▸ Goal: Return, exactly as written, the lines that start at the one holding "What Plotly code" and end at the one holding "return 1 - y / H", with both of those lines kept. Skip any pictures.

──────────

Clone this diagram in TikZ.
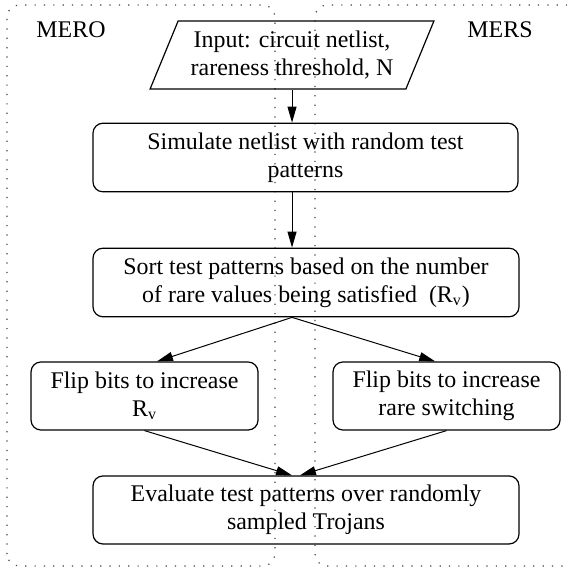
\documentclass[tikz,border=0pt]{standalone}
\usepackage{fontspec}
\setmainfont{Liberation Serif}
\usetikzlibrary{arrows.meta}
\usetikzlibrary{shapes.geometric}
\tikzset{>={Triangle[length=8pt,width=4.5pt]}}
\tikzset{
	stepbox/.style={draw, line width=0.6pt, rounded corners=5pt, align=center, minimum height=1.21cm, inner sep=2pt},
	region/.style={draw=black!75, line width=0.6pt, dash pattern=on 0.6pt off 4.1pt, rounded corners=6pt},
	flow/.style={->, line width=0.5pt}
}

\begin{document}
\begin{tikzpicture}[font=\fontsize{12}{14}\selectfont]
	\useasboundingbox (0,0) rectangle (10,10.035);

	% the two methods
	\draw[region] (0.123,0.053) rectangle (4.85,9.947);
	\draw[region] (10.5,9.947) -- (5.556,9.947) -- (5.556,0.053) -- (10.5,0.053);
	\node (mero) at (1.252,9.506) {MERO};
	\node (mers) at (8.818,9.506) {MERS};

	\node[draw, line width=0.6pt, trapezium, trapezium left angle=64, trapezium right angle=116,
		trapezium stretches=true, minimum width=5.01cm, minimum height=1.2cm, align=center, inner sep=1pt]
		(input) at (5.150,9.065) {Input: circuit netlist,\\ rareness threshold, N};
	\node[stepbox, minimum width=7.496cm] (sim) at (5.388,7.257)
		{Simulate netlist with random test\\ patterns};
	\node[stepbox, minimum width=7.513cm] (sort) at (5.397,5.053)
		{Sort test patterns based on the number\\ of rare values being satisfied~~(R\textsubscript{v})};
	\node[stepbox, minimum width=4.004cm, minimum height=1.2cm] (flipL) at (2.549,3.051)
		{Flip bits to increase\\ R\textsubscript{v}};
	\node[stepbox, minimum width=4.004cm, minimum height=1.2cm] (flipR) at (7.875,3.051)
		{Flip bits to increase\\ rare switching};
	\node[stepbox, minimum width=7.513cm, minimum height=1.2cm] (eval) at (5.397,1.041)
		{Evaluate test patterns over randomly\\ sampled Trojans};

	\coordinate (split) at (sort.south -| input.south);
	\coordinate (join) at (eval.north -| input.south);

	\draw[flow] (input.south) -- (input.south |- sim.north);
	\draw[flow] (sim.south -| input.south) -- (sort.north -| input.south);
	\draw[flow] (split) -- ([xshift=0.22cm]flipL.north);
	\draw[flow] (split) -- ([xshift=-0.2cm]flipR.north);
	\draw[flow] (flipL.south) -- (join);
	\draw[flow] (flipR.south) -- ([xshift=4pt]join);
\end{tikzpicture}
\end{document}
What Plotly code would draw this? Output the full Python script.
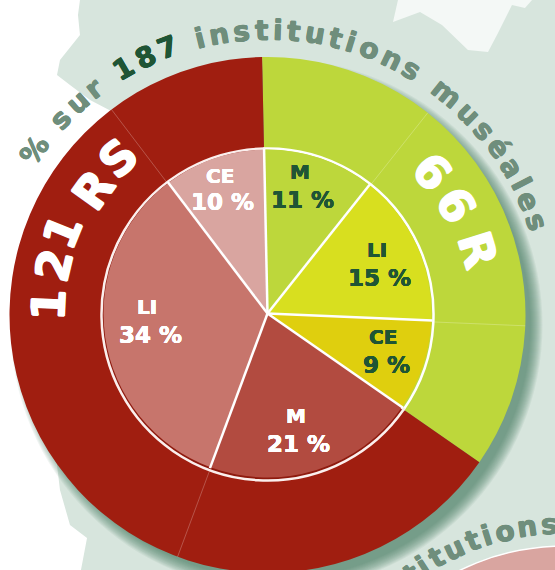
import math
import plotly.graph_objects as go

W, H = 555, 580

# data
categories = ["M", "LI", "CE", "M", "LI", "CE"]
r_values = [11, 15, 9]
rs_values = [21, 34, 10]
title_parts = [("% sur ", "#6F8E7C"), ("187", "#1F5535"), (" institutions muséales", "#6F8E7C")]
next_title = "titutions"

inner_values = r_values + rs_values
outer_values = [sum(r_values), sum(rs_values)]
inner_colors = ["#BDD73B", "#D8DF1F", "#DFCF0E", "#B24B40", "#C7756C", "#D9A5A0"]
outer_colors = ["#BDD73B", "#A01E10"]
ink = ["#1F5535"] * 3 + ["#FFFFFF"] * 3
ROT = -1.2
CX, CY, RO, RI = 267.5, 315, 258, 166
SX, SY, RS = 267.5, 313.5, 164
label_px = [(300, 172), (377, 250), (383, 337), (296, 416), (147, 307), (220, 176)]
value_px = [(302, 200), (379, 278), (386, 365), (298, 444), (150, 335), (222, 202)]


def px(x):
    return x / W


def py(y):
    return 1 - y / H


def path(points):
    return "M " + " L ".join(f"{px(x):.4f},{py(y):.4f}" for x, y in points) + " Z"


def circle(cx, cy, r, **kw):
    return dict(type="circle", xref="paper", yref="paper", x0=px(cx - r), x1=px(cx + r),
                y0=py(cy + r), y1=py(cy - r), **kw)


def domain(cx, cy, r):
    return dict(x=[px(cx - r), px(cx + r)], y=[py(cy + r), py(cy - r)])


fig = go.Figure()
fig.add_trace(go.Pie(values=outer_values, labels=["R", "RS"], sort=False, direction="clockwise",
                     rotation=ROT, textinfo="none", hoverinfo="skip", showlegend=False,
                     marker=dict(colors=outer_colors, line=dict(width=0)),
                     domain=domain(CX, CY, RO)))
# disc behind the slices: its rim shows as a pale arc under them
fig.add_trace(go.Pie(values=outer_values, labels=["Rb", "RSb"], sort=False, direction="clockwise",
                     rotation=ROT, textinfo="none", hoverinfo="skip", showlegend=False,
                     marker=dict(colors=["#BDD73B", "#8E1A0E"], line=dict(color=["white", "#FBEFED"], width=2.5)),
                     domain=domain(CX, 314.5, RI)))
fig.add_trace(go.Pie(values=inner_values, labels=[f"{c}{i}" for i, c in enumerate(categories)],
                     sort=False, direction="clockwise",
                     rotation=ROT, textinfo="none", hoverinfo="skip", showlegend=False,
                     marker=dict(colors=inner_colors, line=dict(width=0)),
                     domain=domain(SX, SY, RS)))

shapes = []
# map background
MAP = [(80, 0), (78, 15), (80, 35), (60, 60), (57, 75), (70, 85), (90, 100), (113, 112), (200, 300),
       (57, 465), (60, 490), (70, 525), (87, 538), (81, 570), (81, 580), (555, 580), (555, 0)]
shapes.append(dict(type="path", xref="paper", yref="paper", path=path(MAP), layer="below",
                   fillcolor="#D7E5DD", line=dict(width=0)))
BLOB = [(398, 0), (393, 22), (420, 12), (442, 25), (468, 50), (488, 52), (498, 33), (512, 5), (525, 8), (532, 0)]
shapes.append(dict(type="path", xref="paper", yref="paper", path=path(BLOB), layer="below",
                   fillcolor="#F4F8F6", line=dict(width=0)))
# soft shadow of the ring
for k in range(-4, 9):
    shapes.append(circle(CX + 9, CY + 10, RO + k, layer="below", fillcolor="#3F7462", opacity=0.075,
                         line=dict(width=0)))
# neighbouring disc
shapes.append(circle(565, 786, 240, layer="below", fillcolor="#D9A5A0", line=dict(color="white", width=1.5)))

# boundaries between slices
total = sum(inner_values)
cum = 0
for i, v in enumerate(inner_values):
    cum += v
    a = math.radians(ROT + 360 * cum / total)
    s, c = math.sin(a), math.cos(a)
    # white separators in the disc
    shapes.append(dict(type="line", xref="paper", yref="paper",
                       x0=px(SX), y0=py(SY), x1=px(SX + (RS + 1) * s), y1=py(SY - (RS + 1) * c),
                       line=dict(color="white", width=2.5)))
    # faint continuation through the ring
    if i not in (2, 5):
        shapes.append(dict(type="line", xref="paper", yref="paper",
                           x0=px(CX + RI * s), y0=py(CY - RI * c),
                           x1=px(CX + RO * s), y1=py(CY - RO * c),
                           line=dict(color="rgba(255,255,255,0.3)", width=0.8)))

ann = []
FONT = "DejaVu Sans"


def put(text, x, y, size, color, angle=0, thick=0.0):
    font = dict(family=FONT, size=size, color=color)
    if thick:
        font["shadow"] = ", ".join(f"{dx}px {dy}px 0 {color}" for dx, dy in
                                   [(thick, 0), (-thick, 0), (0, thick), (0, -thick)])
    ann.append(dict(text=f"<b>{text}</b>", x=px(x), y=py(y), xref="paper", yref="paper", showarrow=False,
                    xanchor="center", yanchor="middle", textangle=angle, font=font))


for c, v, col, lp, vp in zip(categories, inner_values, ink, label_px, value_px):
    put(c, lp[0], lp[1], 20, col, thick=0.3)
    put(f"{v} %", vp[0], vp[1], 23, col, thick=0.3)

EM = {"%": 1.0, " ": .35, "s": .6, "u": .71, "r": .49, "1": .7, "8": .7, "7": .7, "i": .34, "n": .71, "t": .48,
      "o": .69, "m": 1.04, "é": .68, "a": .67, "l": .34, "e": .68}


def arc(chars, colors, a0, a1, cx, cy, r, size):
    w = [EM[c] for c in chars]
    pos = [0.0]
    for i in range(1, len(chars)):
        pos.append(pos[-1] + (w[i - 1] + w[i]) / 2 + 0.14)
    for c, col, p in zip(chars, colors, pos):
        a = a0 + (a1 - a0) * p / pos[-1]
        t = math.radians(a)
        if c != " ":
            put(c, cx + r * math.sin(t), cy - r * math.cos(t), size, col, a, thick=0.5)


chars, cols = [], []
for s, col in title_parts:
    chars += list(s)
    cols += [col] * len(s)
arc(chars, cols, -54.8, 71, CX, CY, 285, 28)
arc(list(next_title), ["#6F8E7C"] * len(next_title), -36, -3.5, 565, 786, 262, 28)

# ring captions, set along the ring
for ch, ang, rad in zip("66R", [49, 59.7, 72.8], [218, 218, 220]):
    t = math.radians(ang)
    put(ch, CX + rad * math.sin(t), CY - rad * math.cos(t), 46, "white", ang, thick=0.8)
for ch, ang, rad in zip("121RS", [-87.4, -76.8, -68, -54.3, -43.5], [219, 219, 221, 214, 216]):
    t = math.radians(ang)
    put(ch, CX + rad * math.sin(t), CY - rad * math.cos(t), 46, "white", ang, thick=0.8)

fig.update_layout(width=W, height=H, autosize=False, margin=dict(l=0, r=0, t=0, b=0), paper_bgcolor="white",
                  shapes=shapes, annotations=ann)
fig.write_html("out.html", config=dict(displayModeBar=False),
               post_script="document.body.style.margin='0';document.body.style.overflow='hidden';"
                           "document.documentElement.style.overflow='hidden';")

──────────

▸ In response:
What Plotly code would draw this? Output the full Python script.
import math
import plotly.graph_objects as go

W, H = 555, 580

# data
categories = ["M", "LI", "CE", "M", "LI", "CE"]
r_values = [11, 15, 9]
rs_values = [21, 34, 10]
title_parts = [("% sur ", "#6F8E7C"), ("187", "#1F5535"), (" institutions muséales", "#6F8E7C")]
next_title = "titutions"

inner_values = r_values + rs_values
outer_values = [sum(r_values), sum(rs_values)]
inner_colors = ["#BDD73B", "#D8DF1F", "#DFCF0E", "#B24B40", "#C7756C", "#D9A5A0"]
outer_colors = ["#BDD73B", "#A01E10"]
ink = ["#1F5535"] * 3 + ["#FFFFFF"] * 3
ROT = -1.2
CX, CY, RO, RI = 267.5, 315, 258, 166
SX, SY, RS = 267.5, 313.5, 164
label_px = [(300, 172), (377, 250), (383, 337), (296, 416), (147, 307), (220, 176)]
value_px = [(302, 200), (379, 278), (386, 365), (298, 444), (150, 335), (222, 202)]


def px(x):
    return x / W


def py(y):
    return 1 - y / H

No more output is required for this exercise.